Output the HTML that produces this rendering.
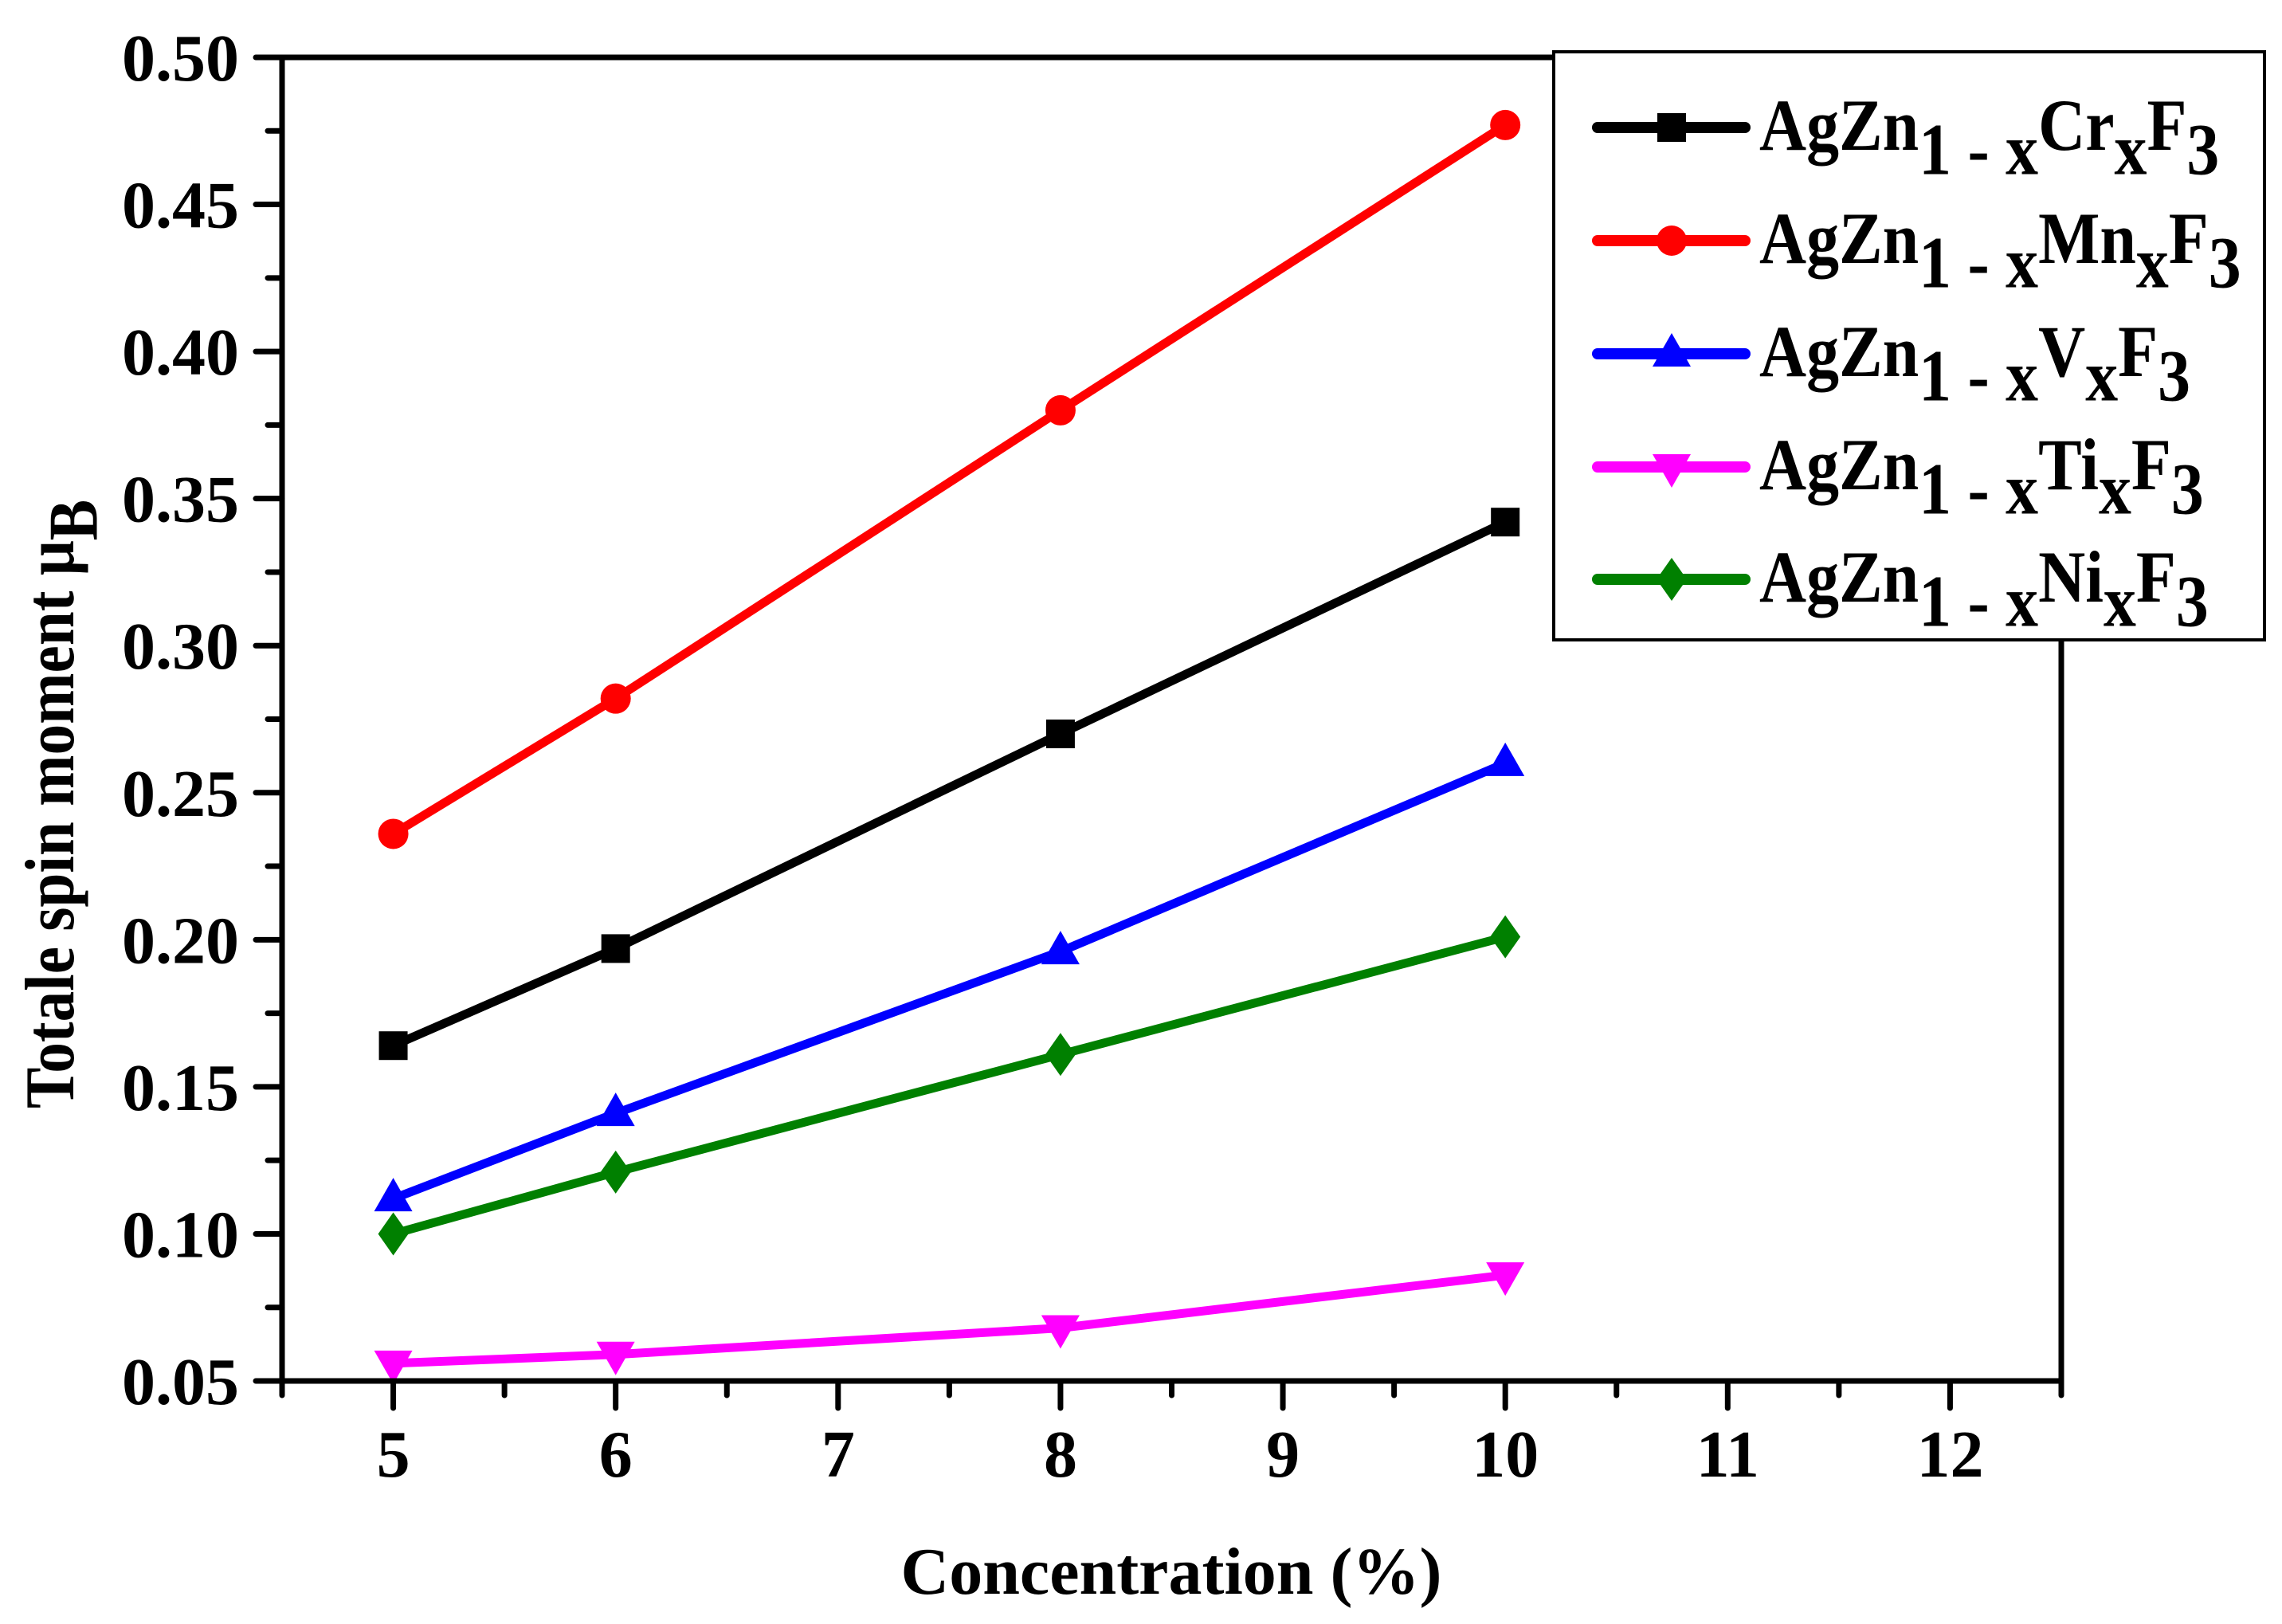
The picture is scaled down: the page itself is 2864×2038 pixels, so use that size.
<!DOCTYPE html>
<html><head><meta charset="utf-8"><style>
html,body{margin:0;padding:0;background:#fff;}
svg{display:block;font-family:"Liberation Serif",serif;font-weight:bold;}
</style></head><body>
<svg id="chart" width="2864" height="2038" viewBox="0 0 2864 2038" xmlns="http://www.w3.org/2000/svg">
<rect x="0" y="0" width="2864" height="2038" fill="#fff"/>
<g id="marks"></g>
<g id="axes"></g>
<text x="1470" y="2000" font-size="84" text-anchor="middle">Concentration (%)</text>
<text transform="translate(92,1009) rotate(-90) scale(0.92,1.05)" font-size="84" text-anchor="middle">Totale spin moment μ<tspan font-size="84" dy="28">B</tspan></text>
<g id="legend">
<rect x="1950" y="65" width="892" height="738" fill="#fff" stroke="#000" stroke-width="4"/>
</g>
</svg>
<script>
const xCategories = [5, 6, 8, 10];
const seriesNames = ["Cr", "Mn", "V", "Ti", "Ni"];
const crValues = [0.164, 0.197, 0.270, 0.342];
const mnValues = [0.236, 0.282, 0.380, 0.477];
const vValues = [0.112, 0.141, 0.196, 0.260];
const tiValues = [0.056, 0.059, 0.068, 0.086];
const niValues = [0.100, 0.121, 0.161, 0.201];
const xTickLabels = ["5", "6", "7", "8", "9", "10", "11", "12"];
const yTickLabels = ["0.05", "0.10", "0.15", "0.20", "0.25", "0.30", "0.35", "0.40", "0.45", "0.50"];

const NS = "http://www.w3.org/2000/svg";
const L = 354, R = 2587, T = 72, B = 1733;
const xMin = 4.5, xMax = 12.5, yMin = 0.05, yMax = 0.50;
function sx(v){ return L + (v - xMin) / (xMax - xMin) * (R - L); }
function sy(v){ return B - (v - yMin) / (yMax - yMin) * (B - T); }
function mk(tag, attrs, parent){ const e = document.createElementNS(NS, tag); for (const k in attrs) e.setAttribute(k, attrs[k]); parent.appendChild(e); return e; }

const series = [
  {vals: crValues, color: "#000000", shape: "square", key: "cr"},
  {vals: mnValues, color: "#ff0000", shape: "circle", key: "mn"},
  {vals: vValues, color: "#0000ff", shape: "up", key: "v"},
  {vals: tiValues, color: "#ff00ff", shape: "down", key: "ti"},
  {vals: niValues, color: "#008000", shape: "diamond", key: "ni"}
];
function marker(shape, cx, cy, color, parent){
  let e;
  if (shape === "square") e = mk("rect", {x: cx-18, y: cy-18, width: 36, height: 36, fill: color}, parent);
  else if (shape === "circle") e = mk("circle", {cx: cx, cy: cy, r: 19, fill: color}, parent);
  else if (shape === "up") e = mk("polygon", {points: `${cx},${cy-26} ${cx-24},${cy+16} ${cx+24},${cy+16}`, fill: color}, parent);
  else if (shape === "down") e = mk("polygon", {points: `${cx},${cy+26} ${cx-24},${cy-16} ${cx+24},${cy-16}`, fill: color}, parent);
  else e = mk("polygon", {points: `${cx},${cy-27} ${cx+19},${cy} ${cx},${cy+27} ${cx-19},${cy}`, fill: color}, parent);
  return e;
}
const marks = document.getElementById("marks");
series.forEach(s => {
  const g = mk("g", {}, marks);
  
  
  const pts = s.vals.map((v, i) => sx(xCategories[i]) + "," + sy(v)).join(" ");
  const pl = mk("polyline", {points: pts, fill: "none", stroke: s.color, "stroke-width": 11, "stroke-linejoin": "round"}, g);
  
  
  s.vals.forEach((v, i) => {
    const m = marker(s.shape, sx(xCategories[i]), sy(v), s.color, g);
    
    
  });
});

const axes = document.getElementById("axes");
const frame = mk("rect", {x: L, y: T, width: R - L, height: B - T, fill: "none", stroke: "#000", "stroke-width": 7}, axes);


for (let v = 4.5; v <= 12.51; v += 0.5) {
  const major = Math.abs(v - Math.round(v)) < 1e-6;
  const t = mk("line", {x1: sx(v), x2: sx(v), y1: B, y2: B + (major ? 34 : 18), stroke: "#000", "stroke-width": 7, "stroke-linecap": "round"}, axes);
  
  
}
xTickLabels.forEach(lab => {
  const t = mk("text", {x: sx(+lab), y: 1853, "font-size": 84, "text-anchor": "middle"}, axes);
  t.textContent = lab;
  
  
});
for (let k = 0; k <= 18; k++) {
  const v = 0.05 + k * 0.025;
  const major = k % 2 === 0;
  const t = mk("line", {x1: L, x2: L - (major ? 33 : 18), y1: sy(v), y2: sy(v), stroke: "#000", "stroke-width": 7, "stroke-linecap": "round"}, axes);
  
  
}
yTickLabels.forEach(lab => {
  const t = mk("text", {x: 300, y: sy(+lab) + 29, "font-size": 84, "text-anchor": "end"}, axes);
  t.textContent = lab;
  
  
});

const legend = document.getElementById("legend");
const rowsY = [160, 302, 444, 586, 727];
series.forEach((s, i) => {
  const y = rowsY[i];
  const g = mk("g", {}, legend);
  
  
  mk("line", {x1: 2005, x2: 2190, y1: y, y2: y, stroke: s.color, "stroke-width": 14, "stroke-linecap": "round"}, g);
  marker(s.shape, 2098, y, s.color, g);
  const t = mk("text", {x: 0, y: 0, "font-size": 88, transform: `translate(2208,${y + 28}) scale(0.93,1.05)`}, g);
  t.innerHTML = `AgZn<tspan dy="29">1 - x</tspan><tspan dy="-29">${seriesNames[i]}</tspan><tspan dy="29">x</tspan><tspan dy="-29">F</tspan><tspan dy="29">3</tspan>`;
  
  
});
</script>
</body></html>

•••••

What to produce: Exclude the images and reproduce the remaining data exactly.

Final result:
Output the HTML that produces this rendering.
The picture is scaled down: the page itself is 2864×2038 pixels, so use that size.
<!DOCTYPE html>
<html><head><meta charset="utf-8"><style>
html,body{margin:0;padding:0;background:#fff;}
svg{display:block;font-family:"Liberation Serif",serif;font-weight:bold;}
</style></head><body>
<svg id="chart" width="2864" height="2038" viewBox="0 0 2864 2038" xmlns="http://www.w3.org/2000/svg">
<rect x="0" y="0" width="2864" height="2038" fill="#fff"/>
<g id="marks"></g>
<g id="axes"></g>
<text x="1470" y="2000" font-size="84" text-anchor="middle">Concentration (%)</text>
<text transform="translate(92,1009) rotate(-90) scale(0.92,1.05)" font-size="84" text-anchor="middle">Totale spin moment μ<tspan font-size="84" dy="28">B</tspan></text>
<g id="legend">
<rect x="1950" y="65" width="892" height="738" fill="#fff" stroke="#000" stroke-width="4"/>
</g>
</svg>
<script>
const xCategories = [5, 6, 8, 10];
const seriesNames = ["Cr", "Mn", "V", "Ti", "Ni"];
const crValues = [0.164, 0.197, 0.270, 0.342];
const mnValues = [0.236, 0.282, 0.380, 0.477];
const vValues = [0.112, 0.141, 0.196, 0.260];
const tiValues = [0.056, 0.059, 0.068, 0.086];
const niValues = [0.100, 0.121, 0.161, 0.201];
const xTickLabels = ["5", "6", "7", "8", "9", "10", "11", "12"];
const yTickLabels = ["0.05", "0.10", "0.15", "0.20", "0.25", "0.30", "0.35", "0.40", "0.45", "0.50"];

const NS = "http://www.w3.org/2000/svg";
const L = 354, R = 2587, T = 72, B = 1733;
const xMin = 4.5, xMax = 12.5, yMin = 0.05, yMax = 0.50;
function sx(v){ return L + (v - xMin) / (xMax - xMin) * (R - L); }
function sy(v){ return B - (v - yMin) / (yMax - yMin) * (B - T); }
function mk(tag, attrs, parent){ const e = document.createElementNS(NS, tag); for (const k in attrs) e.setAttribute(k, attrs[k]); parent.appendChild(e); return e; }

const series = [
  {vals: crValues, color: "#000000", shape: "square", key: "cr"},
  {vals: mnValues, color: "#ff0000", shape: "circle", key: "mn"},
  {vals: vValues, color: "#0000ff", shape: "up", key: "v"},
  {vals: tiValues, color: "#ff00ff", shape: "down", key: "ti"},
  {vals: niValues, color: "#008000", shape: "diamond", key: "ni"}
];
function marker(shape, cx, cy, color, parent){
  let e;
  if (shape === "square") e = mk("rect", {x: cx-18, y: cy-18, width: 36, height: 36, fill: color}, parent);
  else if (shape === "circle") e = mk("circle", {cx: cx, cy: cy, r: 19, fill: color}, parent);
  else if (shape === "up") e = mk("polygon", {points: `${cx},${cy-26} ${cx-24},${cy+16} ${cx+24},${cy+16}`, fill: color}, parent);
  else if (shape === "down") e = mk("polygon", {points: `${cx},${cy+26} ${cx-24},${cy-16} ${cx+24},${cy-16}`, fill: color}, parent);
  else e = mk("polygon", {points: `${cx},${cy-27} ${cx+19},${cy} ${cx},${cy+27} ${cx-19},${cy}`, fill: color}, parent);
  return e;
}
const marks = document.getElementById("marks");
series.forEach(s => {
  const g = mk("g", {}, marks);
  
  
  const pts = s.vals.map((v, i) => sx(xCategories[i]) + "," + sy(v)).join(" ");
  const pl = mk("polyline", {points: pts, fill: "none", stroke: s.color, "stroke-width": 11, "stroke-linejoin": "round"}, g);
  
  
  s.vals.forEach((v, i) => {
    const m = marker(s.shape, sx(xCategories[i]), sy(v), s.color, g);
    
    
  });
});

const axes = document.getElementById("axes");
const frame = mk("rect", {x: L, y: T, width: R - L, height: B - T, fill: "none", stroke: "#000", "stroke-width": 7}, axes);


for (let v = 4.5; v <= 12.51; v += 0.5) {
  const major = Math.abs(v - Math.round(v)) < 1e-6;
  const t = mk("line", {x1: sx(v), x2: sx(v), y1: B, y2: B + (major ? 34 : 18), stroke: "#000", "stroke-width": 7, "stroke-linecap": "round"}, axes);
  
  
}
xTickLabels.forEach(lab => {
  const t = mk("text", {x: sx(+lab), y: 1853, "font-size": 84, "text-anchor": "middle"}, axes);
  t.textContent = lab;
  
  
});
for (let k = 0; k <= 18; k++) {
  const v = 0.05 + k * 0.025;
  const major = k % 2 === 0;
  const t = mk("line", {x1: L, x2: L - (major ? 33 : 18), y1: sy(v), y2: sy(v), stroke: "#000", "stroke-width": 7, "stroke-linecap": "round"}, axes);
  
  
}
yTickLabels.forEach(lab => {
  const t = mk("text", {x: 300, y: sy(+lab) + 29, "font-size": 84, "text-anchor": "end"}, axes);
  t.textContent = lab;
  
  
});

const legend = document.getElementById("legend");
const rowsY = [160, 302, 444, 586, 727];
series.forEach((s, i) => {
  const y = rowsY[i];
  const g = mk("g", {}, legend);
  
  
  mk("line", {x1: 2005, x2: 2190, y1: y, y2: y, stroke: s.color, "stroke-width": 14, "stroke-linecap": "round"}, g);
  marker(s.shape, 2098, y, s.color, g);
  const t = mk("text", {x: 0, y: 0, "font-size": 88, transform: `translate(2208,${y + 28}) scale(0.93,1.05)`}, g);
  t.innerHTML = `AgZn<tspan dy="29">1 - x</tspan><tspan dy="-29">${seriesNames[i]}</tspan><tspan dy="29">x</tspan><tspan dy="-29">F</tspan><tspan dy="29">3</tspan>`;
  
  
});
</script>
</body></html>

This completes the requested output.